Exercise description
Include the line containing "import plotly.graph_objects as go" and all lines before it, repeated exactly from the listing below, without pictures.

— Start of Supplied information —

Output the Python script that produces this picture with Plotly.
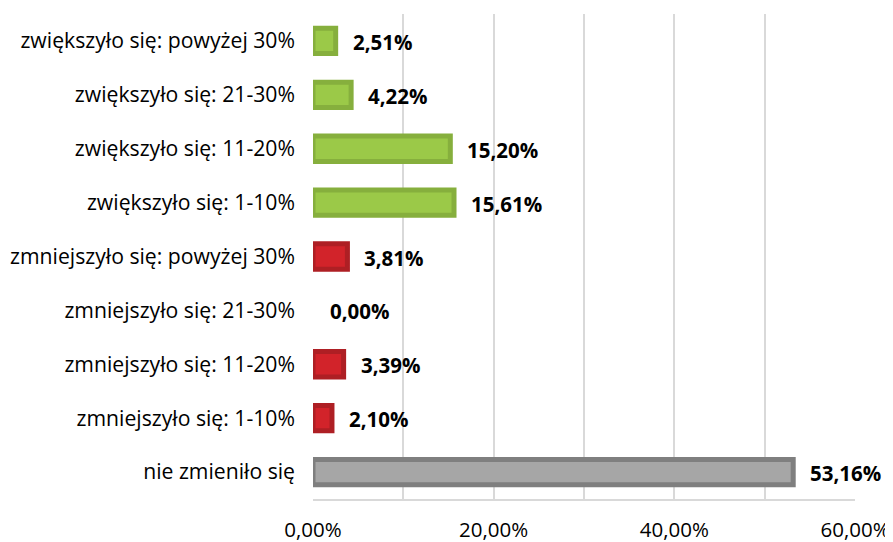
import plotly.graph_objects as go

categories = [
    "zwiększyło się: powyżej 30%",
    "zwiększyło się: 21-30%",
    "zwiększyło się: 11-20%",
    "zwiększyło się: 1-10%",
    "zmniejszyło się: powyżej 30%",
    "zmniejszyło się: 21-30%",
    "zmniejszyło się: 11-20%",
    "zmniejszyło się: 1-10%",
    "nie zmieniło się",
]
values = [2.51, 4.22, 15.20, 15.61, 3.81, 0.00, 3.39, 2.10, 53.16]
groups = ["up", "up", "up", "up", "down", "down", "down", "down", "same"]

fill = {"up": "#9BC948", "down": "#D2232A", "same": "#A6A6A6"}
edge = {"up": "#86AF3D", "down": "#AE1F24", "same": "#7F7F7F"}

tick_vals = [0, 10, 20, 30, 40, 50, 60]
tick_text = ["0,00%", "", "20,00%", "", "40,00%", "", "60,00%"]

FONT = "Open Sans"

fig = go.Figure()
fig.add_trace(go.Bar(
    y=categories,
    x=values,
    orientation="h",
    width=0.47,
    marker=dict(
        color=[fill[g] for g in groups],
        line=dict(color=[edge[g] for g in groups],
                  width=[5 if v > 0 else 0 for v in values]),
    ),
    hoverinfo="skip",
))

for c, v in zip(categories, values):
    fig.add_annotation(
        x=v, y=c, xref="x", yref="y",
        text="<b>" + f"{v:.2f}".replace(".", ",") + "%</b>",
        showarrow=False, xanchor="left", yanchor="middle",
        xshift=15, yshift=-1,
        font=dict(family=FONT, size=20.5, color="#000000"),
    )

# page body adds an 8px offset, so the figure is sized and margined to compensate
fig.update_layout(
    width=885, height=534,
    margin=dict(l=305, r=38, t=6, b=43),
    paper_bgcolor="white", plot_bgcolor="white",
    showlegend=False,
    font=dict(family=FONT, size=20, color="#000000"),
    xaxis=dict(
        range=[0, 60],
        tickvals=tick_vals, ticktext=tick_text,
        showgrid=True, gridcolor="#D9D9D9", gridwidth=1.5,
        showline=True, linecolor="#D9D9D9", linewidth=1.5,
        zeroline=False, ticks="",
        ticklabelstandoff=12,
        automargin=False,
        tickfont=dict(family=FONT, size=20.5, color="#000000"),
    ),
    yaxis=dict(
        autorange="reversed",
        showgrid=False, showline=False, zeroline=False, ticks="",
        ticklabelstandoff=17,
        automargin=False,
        tickfont=dict(family=FONT, size=21.2, color="#000000"),
    ),
)

fig.write_html("out.html")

— End of Supplied information —

Completed task
Output the Python script that produces this picture with Plotly.
import plotly.graph_objects as go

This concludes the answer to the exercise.